とりあえず、カード的に見ても3マナで飛行絆魂 3/5 なんていうクリーチャーは過去に例がなく、かなりの良性能ではあるようだ。3/5 より大きなサイズで、飛行と絆魂を持つ最小コストのクリーチャーは、5 マナの 悪斬の天使/Baneslayer Angelくらいしかいない。これはこれで破格の性能だけど・・・。3 マナ以下で、飛行と絆魂を持つクリーチャーは、たとえば 空中対応員/Aerial Responder吸血鬼の夜鷲/Vampire Nighthawk などがいて、飛行かつ常時絆魂 + α ではあるものの、サイズは 2/3 止まりとなっている。

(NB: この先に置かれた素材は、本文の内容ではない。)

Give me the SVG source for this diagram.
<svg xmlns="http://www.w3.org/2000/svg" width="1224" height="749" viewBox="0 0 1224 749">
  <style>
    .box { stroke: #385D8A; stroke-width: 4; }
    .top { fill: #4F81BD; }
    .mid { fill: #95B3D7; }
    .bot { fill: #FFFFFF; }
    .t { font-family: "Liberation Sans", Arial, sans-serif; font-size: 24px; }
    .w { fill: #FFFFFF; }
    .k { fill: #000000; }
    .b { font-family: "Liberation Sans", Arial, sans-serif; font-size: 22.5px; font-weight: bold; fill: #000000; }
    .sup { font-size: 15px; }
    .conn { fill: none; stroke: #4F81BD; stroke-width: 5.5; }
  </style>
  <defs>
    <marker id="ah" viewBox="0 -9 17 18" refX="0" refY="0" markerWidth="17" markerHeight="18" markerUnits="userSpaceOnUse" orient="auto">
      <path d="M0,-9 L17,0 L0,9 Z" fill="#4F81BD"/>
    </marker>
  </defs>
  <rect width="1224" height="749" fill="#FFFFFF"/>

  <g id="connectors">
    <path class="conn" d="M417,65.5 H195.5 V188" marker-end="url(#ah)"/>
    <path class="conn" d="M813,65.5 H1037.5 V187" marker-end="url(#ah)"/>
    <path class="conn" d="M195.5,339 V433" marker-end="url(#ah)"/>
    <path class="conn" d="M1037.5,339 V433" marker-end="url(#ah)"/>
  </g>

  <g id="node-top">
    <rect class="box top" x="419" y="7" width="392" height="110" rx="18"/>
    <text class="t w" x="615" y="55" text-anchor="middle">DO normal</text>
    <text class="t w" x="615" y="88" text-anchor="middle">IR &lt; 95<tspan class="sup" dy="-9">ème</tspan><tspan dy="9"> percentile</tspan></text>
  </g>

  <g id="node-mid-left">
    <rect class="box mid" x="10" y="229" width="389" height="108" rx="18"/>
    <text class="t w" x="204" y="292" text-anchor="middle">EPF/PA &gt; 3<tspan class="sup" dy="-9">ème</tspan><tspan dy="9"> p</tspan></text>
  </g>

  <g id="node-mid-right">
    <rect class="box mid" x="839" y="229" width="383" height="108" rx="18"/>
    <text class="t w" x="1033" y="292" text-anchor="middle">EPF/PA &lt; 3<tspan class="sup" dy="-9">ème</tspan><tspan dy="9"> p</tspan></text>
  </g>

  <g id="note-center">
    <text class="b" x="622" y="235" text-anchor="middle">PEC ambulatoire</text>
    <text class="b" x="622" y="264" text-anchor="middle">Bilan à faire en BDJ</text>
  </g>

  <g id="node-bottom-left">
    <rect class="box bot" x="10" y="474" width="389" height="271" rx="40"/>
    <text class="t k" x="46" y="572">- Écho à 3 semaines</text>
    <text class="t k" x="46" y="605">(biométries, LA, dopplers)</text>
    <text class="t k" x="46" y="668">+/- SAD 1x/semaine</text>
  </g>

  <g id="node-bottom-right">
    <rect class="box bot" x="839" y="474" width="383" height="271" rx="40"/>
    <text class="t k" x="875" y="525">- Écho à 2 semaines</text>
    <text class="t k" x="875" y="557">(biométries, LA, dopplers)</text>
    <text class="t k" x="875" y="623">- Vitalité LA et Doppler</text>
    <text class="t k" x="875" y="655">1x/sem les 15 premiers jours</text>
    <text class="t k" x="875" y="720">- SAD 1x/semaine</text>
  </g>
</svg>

最近は蓄霊稲妻/Harnessed Lightningのおかげで、デッキにエネルギーを出すカードは何か入ってそうだし、序盤に出したクリーチャーを搭乗させて再利用することができると考えれば、なかなか悪くないように思える・・・んだけど、運用するにはやや手がかかるかなあ。攻撃するには若干パワー不足、コストパフォーマンス(航行速度)はあと一歩、運用が少々面倒、というところまで木馬に似せるなんて、デザイナーの木馬へ愛が感じられる(もちろん妄想です)。